Monday, November 09, 2009
9 novembre 1989
Io ero a Napoli. Erano giorni per me belli. avevo avuto il primo lavoro della mia vita. E già avevo maturato la convinzione che mi sarei licenziato. Però Napoli era bellissima nei colori forti e scuri del suo autunno. Abitavo a Santa Lucia e andavo a piedi per Via Duomo fino alla sede dove dovevo prendere servizio. Leggevo i giornali. Tutti dicevano: è caduto il muro. Ma finalmente, e ancora non lo si dice, lo lasciavano cadere. Furono entrambi. Fu un bel momento. Pensai che le cose sarebbero state diverse e in parte lo sono state. Mai ho capito l'anticomunismo viscerale che alcuni hanno smerciato in questi anni, qui in Italia in particolare. Mesi prima, sulla banchina del porto di Talamone (come era allora, molto diverso da oggi) piansi pensando a Pechino. Ma fu una cosa di un attimo. Il mondo è migliore.
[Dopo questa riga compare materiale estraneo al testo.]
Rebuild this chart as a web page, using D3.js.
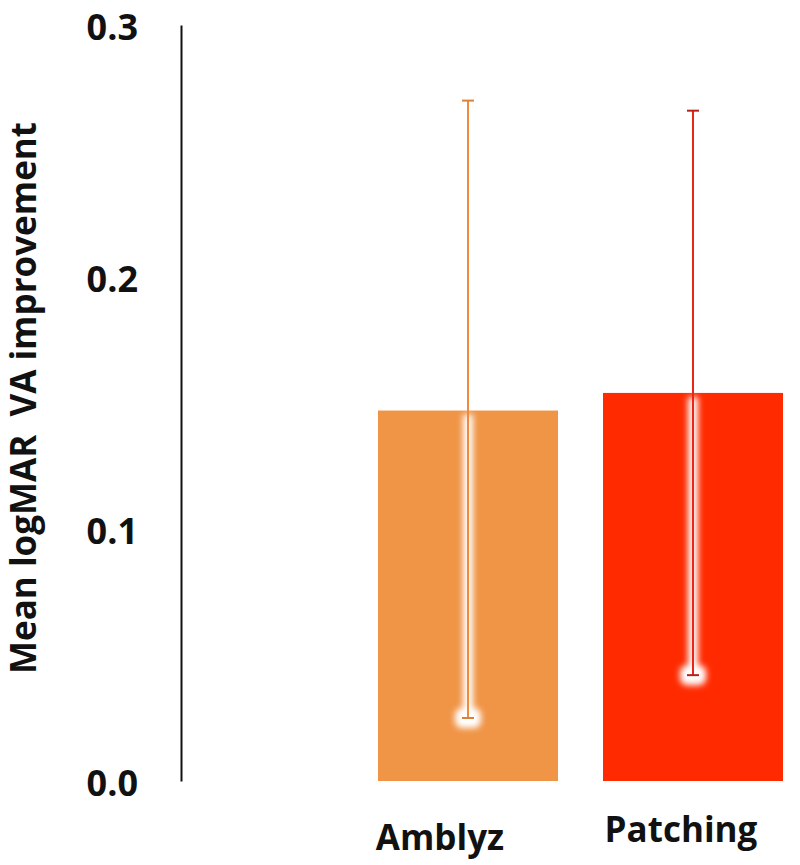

Malgrado tutto.
Tuesday, April 28, 2009
Chissà
se riuscirò mai a liberarmi di questa strana retorica che ritrovo qui sopra, dopo qualche anno, dopo tante cose che non dico, dopo alcuni momenti in cui uno pensa a guardare indietro per meglio tentare di allungare l'occhio in avanti. ho scoperto di essere iscritto ad un forum da 8 otto anni. la cosa mi ha colpito lì per lì. poi rivedo pure qui la retorica del tempo mio, che non vale nulla. ma il tempo che guardo fuori, il trascorrere mi continua a prendere, continua a venirmi la voglia di cercare di capire, trovare un bandolo, un filo, da svolgere verso avanti. alla fine le cose migliori che ho messo qua sopra sono le massime.
Thursday, July 19, 2007
Monday, September 25, 2006
Cina. Io la vedo così
In molti si aspettavano qualcosa in più, qualcosa di diverso dal viaggio in Cina del governo italiano, e in particolare si aspettava qualcosa di più da Emma Bonino sulla questione dei diritti umani.
Avendo avuto l’opportunità di seguire questo viaggio del governo italiano, mi pare utile versare alla discussione, che si svolge non solo tra noi, quanto ho visto e sentito con i miei occhi e le mie orecchie, al fine di rendere il dibattito più utile e approfondito.
Andiamo ai fatti.
Si rimprovera alla delegazione di non aver parlato di diritti umani. Se ne è invece parlato. E in più occasioni. Nella conferenza stampa di presentazione del viaggio, Prodi affermò che la questione sarebbe stata posta alle autorità cinesi. Nella cerimonia di presentazione della fiera di Canton, Emma Bonino ha fatto un chiaro riferimento a conclusione del suo discorso alla necessità di salvaguardare diritti e libertà dei cinesi. Due giorni dopo, nella fumosa, fastosa e blindata cerimonia di conclusione a Piazza Tien an men, Emma Bonino ha ripetuto il suo appello in favore dei diritti e le libertà dei cinesi.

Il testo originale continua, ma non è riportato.